*What you need to do*. Everything from the first line down to the line containing "1.4, 1.4, 0.8];" is to be retyped exactly, both ends included, with pictures left out.
# # #
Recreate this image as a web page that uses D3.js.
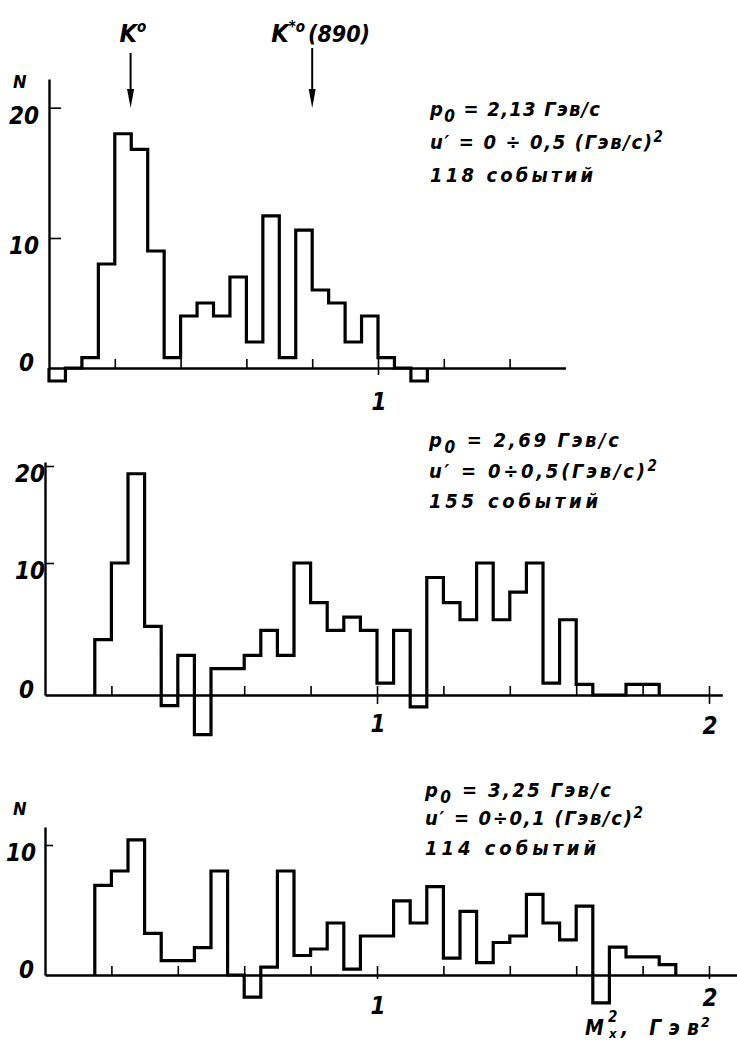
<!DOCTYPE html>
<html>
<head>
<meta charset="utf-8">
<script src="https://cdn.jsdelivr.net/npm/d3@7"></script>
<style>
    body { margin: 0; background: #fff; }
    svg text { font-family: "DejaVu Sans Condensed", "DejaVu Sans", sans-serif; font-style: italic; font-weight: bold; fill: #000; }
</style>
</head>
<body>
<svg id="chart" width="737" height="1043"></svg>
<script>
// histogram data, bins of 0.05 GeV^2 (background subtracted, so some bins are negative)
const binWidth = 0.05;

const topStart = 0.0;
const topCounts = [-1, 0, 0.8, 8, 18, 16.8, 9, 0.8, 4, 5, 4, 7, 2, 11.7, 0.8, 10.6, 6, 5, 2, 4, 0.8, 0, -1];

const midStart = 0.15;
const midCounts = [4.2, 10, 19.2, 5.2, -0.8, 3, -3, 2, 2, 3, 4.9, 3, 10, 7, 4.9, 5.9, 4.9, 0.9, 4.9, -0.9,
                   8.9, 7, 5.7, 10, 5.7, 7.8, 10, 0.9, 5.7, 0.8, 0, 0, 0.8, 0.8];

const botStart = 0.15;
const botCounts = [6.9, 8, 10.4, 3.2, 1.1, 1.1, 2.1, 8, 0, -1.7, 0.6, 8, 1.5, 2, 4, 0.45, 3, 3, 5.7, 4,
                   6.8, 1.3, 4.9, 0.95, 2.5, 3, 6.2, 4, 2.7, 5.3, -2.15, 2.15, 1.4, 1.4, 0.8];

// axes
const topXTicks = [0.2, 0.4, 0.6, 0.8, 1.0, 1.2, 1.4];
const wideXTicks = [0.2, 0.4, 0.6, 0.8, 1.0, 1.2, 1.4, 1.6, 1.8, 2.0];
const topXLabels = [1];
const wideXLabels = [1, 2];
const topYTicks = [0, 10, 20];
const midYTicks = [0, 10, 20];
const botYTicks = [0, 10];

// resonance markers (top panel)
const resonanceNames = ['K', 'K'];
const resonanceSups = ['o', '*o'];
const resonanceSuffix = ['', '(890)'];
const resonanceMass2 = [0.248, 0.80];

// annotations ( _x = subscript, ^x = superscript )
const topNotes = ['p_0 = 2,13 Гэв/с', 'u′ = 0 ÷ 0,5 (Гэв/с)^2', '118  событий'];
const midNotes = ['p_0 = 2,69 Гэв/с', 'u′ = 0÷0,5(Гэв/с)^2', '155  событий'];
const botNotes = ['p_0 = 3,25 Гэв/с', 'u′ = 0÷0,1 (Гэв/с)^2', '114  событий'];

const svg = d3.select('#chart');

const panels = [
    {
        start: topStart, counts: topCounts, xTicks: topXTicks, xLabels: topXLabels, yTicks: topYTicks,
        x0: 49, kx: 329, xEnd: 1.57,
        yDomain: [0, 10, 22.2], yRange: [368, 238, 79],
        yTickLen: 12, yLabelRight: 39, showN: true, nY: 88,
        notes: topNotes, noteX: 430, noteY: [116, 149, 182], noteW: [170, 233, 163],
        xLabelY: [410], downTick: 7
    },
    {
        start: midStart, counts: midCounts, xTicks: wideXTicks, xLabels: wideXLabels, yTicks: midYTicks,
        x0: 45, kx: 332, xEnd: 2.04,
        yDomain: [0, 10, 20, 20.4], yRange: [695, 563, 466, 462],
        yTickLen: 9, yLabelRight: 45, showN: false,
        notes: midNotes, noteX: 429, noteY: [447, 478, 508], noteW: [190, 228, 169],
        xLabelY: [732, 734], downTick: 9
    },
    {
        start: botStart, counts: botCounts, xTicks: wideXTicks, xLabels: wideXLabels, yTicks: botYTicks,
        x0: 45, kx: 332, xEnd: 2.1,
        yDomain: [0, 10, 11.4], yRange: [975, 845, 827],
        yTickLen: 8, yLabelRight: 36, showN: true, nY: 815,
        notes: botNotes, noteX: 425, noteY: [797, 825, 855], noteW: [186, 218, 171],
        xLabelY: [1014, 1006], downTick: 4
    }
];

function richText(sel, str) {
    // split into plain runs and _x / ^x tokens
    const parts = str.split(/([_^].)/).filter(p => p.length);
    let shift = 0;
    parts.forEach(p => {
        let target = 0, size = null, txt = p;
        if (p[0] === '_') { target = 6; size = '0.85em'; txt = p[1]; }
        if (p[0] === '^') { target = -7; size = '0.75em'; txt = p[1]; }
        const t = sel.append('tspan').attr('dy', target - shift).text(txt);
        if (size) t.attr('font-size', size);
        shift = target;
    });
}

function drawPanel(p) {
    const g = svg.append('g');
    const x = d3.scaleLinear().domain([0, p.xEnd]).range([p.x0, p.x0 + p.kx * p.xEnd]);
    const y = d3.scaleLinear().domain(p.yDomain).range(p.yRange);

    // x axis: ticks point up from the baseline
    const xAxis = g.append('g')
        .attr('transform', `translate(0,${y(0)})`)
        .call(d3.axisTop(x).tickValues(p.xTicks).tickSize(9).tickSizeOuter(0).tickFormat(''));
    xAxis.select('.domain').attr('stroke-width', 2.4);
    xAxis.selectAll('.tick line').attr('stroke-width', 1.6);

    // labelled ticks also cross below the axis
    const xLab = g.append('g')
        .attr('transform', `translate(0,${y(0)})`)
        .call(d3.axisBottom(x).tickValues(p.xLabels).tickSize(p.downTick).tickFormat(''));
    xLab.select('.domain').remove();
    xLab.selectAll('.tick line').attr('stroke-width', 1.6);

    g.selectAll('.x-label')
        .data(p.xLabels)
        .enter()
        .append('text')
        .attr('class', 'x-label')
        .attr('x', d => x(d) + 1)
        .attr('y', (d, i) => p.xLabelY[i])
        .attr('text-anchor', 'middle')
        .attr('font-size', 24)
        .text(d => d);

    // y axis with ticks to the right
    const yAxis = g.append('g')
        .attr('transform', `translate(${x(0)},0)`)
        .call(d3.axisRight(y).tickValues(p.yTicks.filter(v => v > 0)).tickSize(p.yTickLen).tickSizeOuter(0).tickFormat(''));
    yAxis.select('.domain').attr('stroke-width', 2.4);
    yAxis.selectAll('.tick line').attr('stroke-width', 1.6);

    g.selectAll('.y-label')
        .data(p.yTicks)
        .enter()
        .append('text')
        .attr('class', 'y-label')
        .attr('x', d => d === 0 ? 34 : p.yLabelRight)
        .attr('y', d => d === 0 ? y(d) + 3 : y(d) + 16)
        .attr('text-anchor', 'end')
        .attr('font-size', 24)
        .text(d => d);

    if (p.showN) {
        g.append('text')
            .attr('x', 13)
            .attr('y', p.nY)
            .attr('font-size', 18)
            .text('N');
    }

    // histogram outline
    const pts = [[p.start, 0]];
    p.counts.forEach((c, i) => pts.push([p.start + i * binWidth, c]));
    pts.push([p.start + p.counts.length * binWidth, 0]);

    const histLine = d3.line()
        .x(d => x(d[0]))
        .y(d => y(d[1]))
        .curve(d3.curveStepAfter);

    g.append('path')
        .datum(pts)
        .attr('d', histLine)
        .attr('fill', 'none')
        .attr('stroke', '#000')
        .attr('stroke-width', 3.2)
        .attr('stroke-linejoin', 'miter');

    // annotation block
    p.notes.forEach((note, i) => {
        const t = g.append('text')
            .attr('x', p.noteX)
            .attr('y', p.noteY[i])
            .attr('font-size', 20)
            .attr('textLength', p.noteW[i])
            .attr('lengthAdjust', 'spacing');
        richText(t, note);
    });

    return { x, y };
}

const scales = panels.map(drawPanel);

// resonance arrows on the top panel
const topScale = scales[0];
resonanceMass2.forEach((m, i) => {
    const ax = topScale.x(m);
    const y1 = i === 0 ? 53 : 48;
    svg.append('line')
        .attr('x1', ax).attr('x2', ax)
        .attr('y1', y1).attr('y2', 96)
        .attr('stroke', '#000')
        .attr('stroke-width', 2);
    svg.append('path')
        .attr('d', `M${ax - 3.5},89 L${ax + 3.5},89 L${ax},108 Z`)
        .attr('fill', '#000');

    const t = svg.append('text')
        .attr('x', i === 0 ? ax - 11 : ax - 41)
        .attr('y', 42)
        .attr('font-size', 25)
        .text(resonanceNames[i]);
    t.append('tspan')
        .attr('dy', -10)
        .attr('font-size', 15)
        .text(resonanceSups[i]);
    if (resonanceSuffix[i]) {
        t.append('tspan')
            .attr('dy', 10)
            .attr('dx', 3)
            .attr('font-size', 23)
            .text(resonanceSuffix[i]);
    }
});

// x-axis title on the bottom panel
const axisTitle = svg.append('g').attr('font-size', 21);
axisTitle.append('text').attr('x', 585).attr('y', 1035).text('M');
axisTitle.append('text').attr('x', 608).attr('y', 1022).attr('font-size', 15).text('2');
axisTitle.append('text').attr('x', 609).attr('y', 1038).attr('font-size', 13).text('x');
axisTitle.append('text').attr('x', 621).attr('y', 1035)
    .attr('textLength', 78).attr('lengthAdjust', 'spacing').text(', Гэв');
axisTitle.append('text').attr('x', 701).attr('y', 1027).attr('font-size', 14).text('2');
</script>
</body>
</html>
# # #
*Response*.
Recreate this image as a web page that uses D3.js.
<!DOCTYPE html>
<html>
<head>
<meta charset="utf-8">
<script src="https://cdn.jsdelivr.net/npm/d3@7"></script>
<style>
    body { margin: 0; background: #fff; }
    svg text { font-family: "DejaVu Sans Condensed", "DejaVu Sans", sans-serif; font-style: italic; font-weight: bold; fill: #000; }
</style>
</head>
<body>
<svg id="chart" width="737" height="1043"></svg>
<script>
// histogram data, bins of 0.05 GeV^2 (background subtracted, so some bins are negative)
const binWidth = 0.05;

const topStart = 0.0;
const topCounts = [-1, 0, 0.8, 8, 18, 16.8, 9, 0.8, 4, 5, 4, 7, 2, 11.7, 0.8, 10.6, 6, 5, 2, 4, 0.8, 0, -1];

const midStart = 0.15;
const midCounts = [4.2, 10, 19.2, 5.2, -0.8, 3, -3, 2, 2, 3, 4.9, 3, 10, 7, 4.9, 5.9, 4.9, 0.9, 4.9, -0.9,
                   8.9, 7, 5.7, 10, 5.7, 7.8, 10, 0.9, 5.7, 0.8, 0, 0, 0.8, 0.8];

const botStart = 0.15;
const botCounts = [6.9, 8, 10.4, 3.2, 1.1, 1.1, 2.1, 8, 0, -1.7, 0.6, 8, 1.5, 2, 4, 0.45, 3, 3, 5.7, 4,
                   6.8, 1.3, 4.9, 0.95, 2.5, 3, 6.2, 4, 2.7, 5.3, -2.15, 2.15, 1.4, 1.4, 0.8];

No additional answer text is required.